## Exercise details
Reproduce the listing word for word, leaving every picture behind.

Code that draws figures

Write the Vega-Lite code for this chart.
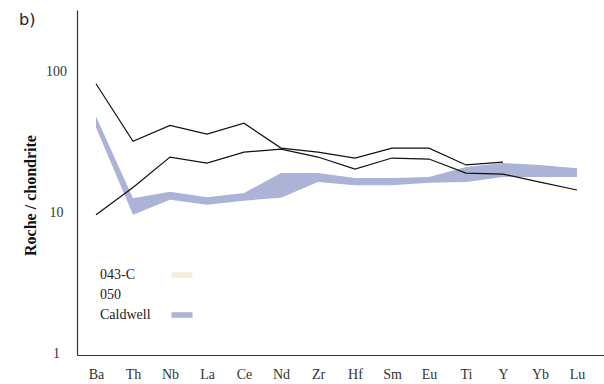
{
  "$schema": "https://vega.github.io/schema/vega-lite/v6.json",
  "width": 527,
  "height": 345,
  "autosize": {"type": "none"},
  "padding": {"left": 77, "top": 10, "right": 0, "bottom": 29},
  "background": "white",
  "title": {
    "text": "b)",
    "anchor": "start",
    "frame": "group",
    "orient": "top",
    "font": "DejaVu Sans",
    "fontSize": 16,
    "fontWeight": "normal",
    "color": "#222",
    "baseline": "top",
    "offset": 0,
    "dx": -58,
    "dy": 18
  },
  "config": {
    "view": {"stroke": null},
    "axis": {
      "labelFont": "Liberation Serif, serif",
      "labelFontSize": 14,
      "labelColor": "#333",
      "domainColor": "#333",
      "domainWidth": 1.2,
      "grid": false,
      "ticks": false,
      "tickSize": 0
    }
  },
  "layer": [
    {
      "data": {
        "values": [
          {"element": "Ba", "low": 40, "high": 48},
          {"element": "Th", "low": 9.6, "high": 12.6},
          {"element": "Nb", "low": 12.3, "high": 14},
          {"element": "La", "low": 11.3, "high": 12.8},
          {"element": "Ce", "low": 12.1, "high": 13.7},
          {"element": "Nd", "low": 12.7, "high": 19},
          {"element": "Zr", "low": 16.4, "high": 19},
          {"element": "Hf", "low": 15.6, "high": 17.5},
          {"element": "Sm", "low": 15.6, "high": 17.5},
          {"element": "Eu", "low": 16.2, "high": 17.8},
          {"element": "Ti", "low": 16.4, "high": 21},
          {"element": "Y", "low": 17.8, "high": 22.4},
          {"element": "Yb", "low": 17.8, "high": 21.7},
          {"element": "Lu", "low": 17.8, "high": 20.6}
        ]
      },
      "mark": {"type": "area", "opacity": 1},
      "encoding": {
        "x": {
          "field": "element",
          "type": "nominal",
          "scale": {
            "type": "point",
            "domain": ["Ba", "Th", "Nb", "La", "Ce", "Nd", "Zr", "Hf", "Sm", "Eu", "Ti", "Y", "Yb", "Lu"],
            "padding": 0.622,
            "align": 0.413
          },
          "axis": {"title": null, "labelAngle": 0, "labelPadding": 12, "labelBaseline": "top"}
        },
        "y": {
          "field": "low",
          "type": "quantitative",
          "scale": {"type": "log", "domain": [0.968, 274], "nice": false},
          "axis": {
            "values": [1, 10, 100],
            "format": "d",
            "labelAlign": "center",
            "labelBaseline": "middle",
            "labelPadding": 21,
            "title": "Roche / chondrite",
            "titleFont": "Liberation Serif, serif",
            "titleFontSize": 16,
            "titleFontWeight": "bold",
            "titleColor": "#111",
            "titleAngle": -90,
            "titleAlign": "center",
            "titleBaseline": "middle",
            "titleX": -47,
            "titleY": 185
          }
        },
        "y2": {"field": "high"},
        "fill": {
          "datum": "Caldwell",
          "type": "nominal",
          "scale": {
            "domain": ["043-C", "050", "Caldwell"],
            "range": ["#f3eddc", "#ffffff", "#abb3d7"]
          },
          "legend": {
            "title": null,
            "orient": "none",
            "legendX": 7,
            "legendY": 258,
            "padding": 0,
            "symbolType": "M-1.5,-0.4H1.5V0.4H-1.5Z",
            "symbolSize": 196,
            "symbolStrokeWidth": 0,
            "symbolOpacity": 1,
            "symbolOffset": 91,
            "labelOffset": -89,
            "rowPadding": 6,
            "labelFont": "Liberation Serif, serif",
            "labelFontSize": 14,
            "labelColor": "#222"
          }
        }
      }
    },
    {
      "data": {
        "values": [
          {"element": "Ba", "sample": "043-C", "value": 82},
          {"element": "Th", "sample": "043-C", "value": 32},
          {"element": "Nb", "sample": "043-C", "value": 41.5},
          {"element": "La", "sample": "043-C", "value": 36},
          {"element": "Ce", "sample": "043-C", "value": 43},
          {"element": "Nd", "sample": "043-C", "value": 28.6},
          {"element": "Zr", "sample": "043-C", "value": 26.8},
          {"element": "Hf", "sample": "043-C", "value": 24.3},
          {"element": "Sm", "sample": "043-C", "value": 28.6},
          {"element": "Eu", "sample": "043-C", "value": 28.6},
          {"element": "Ti", "sample": "043-C", "value": 21.7},
          {"element": "Y", "sample": "043-C", "value": 22.7},
          {"element": "Ba", "sample": "050", "value": 9.6},
          {"element": "Th", "sample": "050", "value": 15},
          {"element": "Nb", "sample": "050", "value": 24.7},
          {"element": "La", "sample": "050", "value": 22.4},
          {"element": "Ce", "sample": "050", "value": 26.8},
          {"element": "Nd", "sample": "050", "value": 28.1},
          {"element": "Zr", "sample": "050", "value": 24.7},
          {"element": "Hf", "sample": "050", "value": 20.3},
          {"element": "Sm", "sample": "050", "value": 24.3},
          {"element": "Eu", "sample": "050", "value": 23.9},
          {"element": "Ti", "sample": "050", "value": 19},
          {"element": "Y", "sample": "050", "value": 18.7},
          {"element": "Yb", "sample": "050", "value": 16.4},
          {"element": "Lu", "sample": "050", "value": 14.4}
        ]
      },
      "mark": {"type": "line", "color": "#111", "strokeWidth": 1.2},
      "encoding": {
        "x": {"field": "element", "type": "nominal"},
        "y": {"field": "value", "type": "quantitative"},
        "detail": {"field": "sample"}
      }
    },
    {
      "mark": {"type": "rule", "color": "#333", "strokeWidth": 1.2},
      "encoding": {"y": {"datum": 274}}
    }
  ]
}
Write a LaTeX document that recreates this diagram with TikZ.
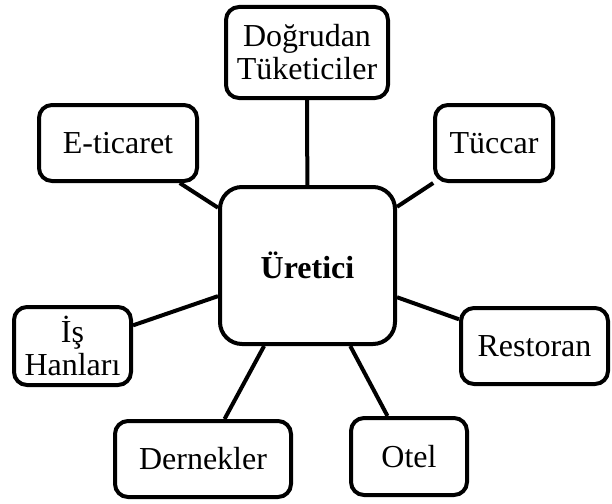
\documentclass[tikz,border=0pt]{standalone}
\usepackage{fontspec}
\setmainfont{Liberation Serif}
\begin{document}
\begin{tikzpicture}[x=1pt,y=-1pt,
  box/.style={draw=black,line width=4pt,rounded corners=13pt,fill=white,
    align=center,inner sep=0pt,font=\fontsize{32}{33}\selectfont},
  hub/.style={box,rounded corners=22pt,font=\fontsize{32}{33}\selectfont\bfseries},
  link/.style={line width=4pt}]
\useasboundingbox (0,0) rectangle (612,503);
\node[hub,minimum width=175pt,minimum height=157pt] (c) at (307.5,265.5) {Üretici};
\node[box,minimum width=162pt,minimum height=91pt] (dt) at (307,52.5) {Doğrudan\\Tüketiciler};
\node[box,minimum width=158pt,minimum height=76pt] (et) at (118,143) {E-ticaret};
\node[box,minimum width=118pt,minimum height=76pt] (tu) at (494,143) {Tüccar};
\node[box,minimum width=117pt,minimum height=78pt] (ih) at (72.5,346) {İş\\Hanları};
\node[box,minimum width=147pt,minimum height=76pt] (re) at (534.5,346) {Restoran};
\node[box,minimum width=176pt,minimum height=76pt] (de) at (203,459) {Dernekler};
\node[box,minimum width=116pt,minimum height=77pt] (ot) at (409,456.5) {Otel};
\foreach \n in {dt,et,tu,ih,re,de,ot} \draw[link] (c) -- (\n);
\end{tikzpicture}
\end{document}
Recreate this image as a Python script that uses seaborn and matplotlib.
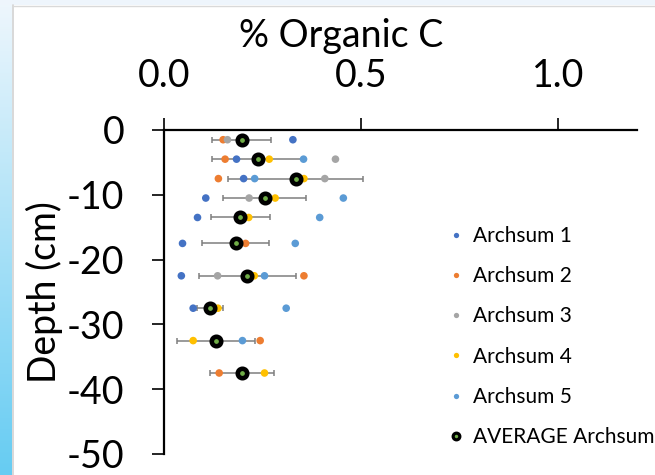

## Exercise result
Write the Vega-Lite code for this chart.
{
  "$schema": "https://vega.github.io/schema/vega-lite/v6.json",
  "width": 527,
  "height": 345,
  "autosize": {"type": "none"},
  "padding": {"left": 77, "top": 10, "right": 0, "bottom": 29},
  "background": "white",
  "title": {
    "text": "b)",
    "anchor": "start",
    "frame": "group",
    "orient": "top",
    "font": "DejaVu Sans",
    "fontSize": 16,
    "fontWeight": "normal",
    "color": "#222",
    "baseline": "top",
    "offset": 0,
    "dx": -58,
    "dy": 18
  },
  "config": {
    "view": {"stroke": null},
    "axis": {
      "labelFont": "Liberation Serif, serif",
      "labelFontSize": 14,
      "labelColor": "#333",
      "domainColor": "#333",
      "domainWidth": 1.2,
      "grid": false,
      "ticks": false,
      "tickSize": 0
    }
  },
  "layer": [
    {
      "data": {
        "values": [
          {"element": "Ba", "low": 40, "high": 48},
          {"element": "Th", "low": 9.6, "high": 12.6},
          {"element": "Nb", "low": 12.3, "high": 14},
          {"element": "La", "low": 11.3, "high": 12.8},
          {"element": "Ce", "low": 12.1, "high": 13.7},
          {"element": "Nd", "low": 12.7, "high": 19},
          {"element": "Zr", "low": 16.4, "high": 19},
          {"element": "Hf", "low": 15.6, "high": 17.5},
          {"element": "Sm", "low": 15.6, "high": 17.5},
          {"element": "Eu", "low": 16.2, "high": 17.8},
          {"element": "Ti", "low": 16.4, "high": 21},
          {"element": "Y", "low": 17.8, "high": 22.4},
          {"element": "Yb", "low": 17.8, "high": 21.7},
          {"element": "Lu", "low": 17.8, "high": 20.6}
        ]
      },
      "mark": {"type": "area", "opacity": 1},
      "encoding": {
        "x": {
          "field": "element",
          "type": "nominal",
          "scale": {
            "type": "point",
            "domain": ["Ba", "Th", "Nb", "La", "Ce", "Nd", "Zr", "Hf", "Sm", "Eu", "Ti", "Y", "Yb", "Lu"],
            "padding": 0.622,
            "align": 0.413
          },
          "axis": {"title": null, "labelAngle": 0, "labelPadding": 12, "labelBaseline": "top"}
        },
        "y": {
          "field": "low",
          "type": "quantitative",
          "scale": {"type": "log", "domain": [0.968, 274], "nice": false},
          "axis": {
            "values": [1, 10, 100],
            "format": "d",
            "labelAlign": "center",
            "labelBaseline": "middle",
            "labelPadding": 21,
            "title": "Roche / chondrite",
            "titleFont": "Liberation Serif, serif",
            "titleFontSize": 16,
            "titleFontWeight": "bold",
            "titleColor": "#111",
            "titleAngle": -90,
            "titleAlign": "center",
            "titleBaseline": "middle",
            "titleX": -47,
            "titleY": 185
          }
        },
        "y2": {"field": "high"},
        "fill": {
          "datum": "Caldwell",
          "type": "nominal",
          "scale": {
            "domain": ["043-C", "050", "Caldwell"],
            "range": ["#f3eddc", "#ffffff", "#abb3d7"]
          },
          "legend": {
            "title": null,
            "orient": "none",
            "legendX": 7,
            "legendY": 258,
            "padding": 0,
            "symbolType": "M-1.5,-0.4H1.5V0.4H-1.5Z",
            "symbolSize": 196,
            "symbolStrokeWidth": 0,
            "symbolOpacity": 1,
            "symbolOffset": 91,
            "labelOffset": -89,
            "rowPadding": 6,
            "labelFont": "Liberation Serif, serif",
            "labelFontSize": 14,
            "labelColor": "#222"
          }
        }
      }
    },
    {
      "data": {
        "values": [
          {"element": "Ba", "sample": "043-C", "value": 82},
          {"element": "Th", "sample": "043-C", "value": 32},
          {"element": "Nb", "sample": "043-C", "value": 41.5},
          {"element": "La", "sample": "043-C", "value": 36},
          {"element": "Ce", "sample": "043-C", "value": 43},
          {"element": "Nd", "sample": "043-C", "value": 28.6},
          {"element": "Zr", "sample": "043-C", "value": 26.8},
          {"element": "Hf", "sample": "043-C", "value": 24.3},
          {"element": "Sm", "sample": "043-C", "value": 28.6},
          {"element": "Eu", "sample": "043-C", "value": 28.6},
          {"element": "Ti", "sample": "043-C", "value": 21.7},
          {"element": "Y", "sample": "043-C", "value": 22.7},
          {"element": "Ba", "sample": "050", "value": 9.6},
          {"element": "Th", "sample": "050", "value": 15},
          {"element": "Nb", "sample": "050", "value": 24.7},
          {"element": "La", "sample": "050", "value": 22.4},
          {"element": "Ce", "sample": "050", "value": 26.8},
          {"element": "Nd", "sample": "050", "value": 28.1},
          {"element": "Zr", "sample": "050", "value": 24.7},
          {"element": "Hf", "sample": "050", "value": 20.3},
          {"element": "Sm", "sample": "050", "value": 24.3},
          {"element": "Eu", "sample": "050", "value": 23.9},
          {"element": "Ti", "sample": "050", "value": 19},
          {"element": "Y", "sample": "050", "value": 18.7},
          {"element": "Yb", "sample": "050", "value": 16.4},
          {"element": "Lu", "sample": "050", "value": 14.4}
        ]
      },
      "mark": {"type": "line", "color": "#111", "strokeWidth": 1.2},
      "encoding": {
        "x": {"field": "element", "type": "nominal"},
        "y": {"field": "value", "type": "quantitative"},
        "detail": {"field": "sample"}
      }
    },
    {
      "mark": {"type": "rule", "color": "#333", "strokeWidth": 1.2},
      "encoding": {"y": {"datum": 274}}
    }
  ]
}
Write a LaTeX document that recreates this diagram with TikZ.
\documentclass[tikz,border=0pt]{standalone}
\usepackage{fontspec}
\setmainfont{Liberation Serif}
\begin{document}
\begin{tikzpicture}[x=1pt,y=-1pt,
  box/.style={draw=black,line width=4pt,rounded corners=13pt,fill=white,
    align=center,inner sep=0pt,font=\fontsize{32}{33}\selectfont},
  hub/.style={box,rounded corners=22pt,font=\fontsize{32}{33}\selectfont\bfseries},
  link/.style={line width=4pt}]
\useasboundingbox (0,0) rectangle (612,503);
\node[hub,minimum width=175pt,minimum height=157pt] (c) at (307.5,265.5) {Üretici};
\node[box,minimum width=162pt,minimum height=91pt] (dt) at (307,52.5) {Doğrudan\\Tüketiciler};
\node[box,minimum width=158pt,minimum height=76pt] (et) at (118,143) {E-ticaret};
\node[box,minimum width=118pt,minimum height=76pt] (tu) at (494,143) {Tüccar};
\node[box,minimum width=117pt,minimum height=78pt] (ih) at (72.5,346) {İş\\Hanları};
\node[box,minimum width=147pt,minimum height=76pt] (re) at (534.5,346) {Restoran};
\node[box,minimum width=176pt,minimum height=76pt] (de) at (203,459) {Dernekler};
\node[box,minimum width=116pt,minimum height=77pt] (ot) at (409,456.5) {Otel};
\foreach \n in {dt,et,tu,ih,re,de,ot} \draw[link] (c) -- (\n);
\end{tikzpicture}
\end{document}
Recreate this image as a Python script that uses seaborn and matplotlib.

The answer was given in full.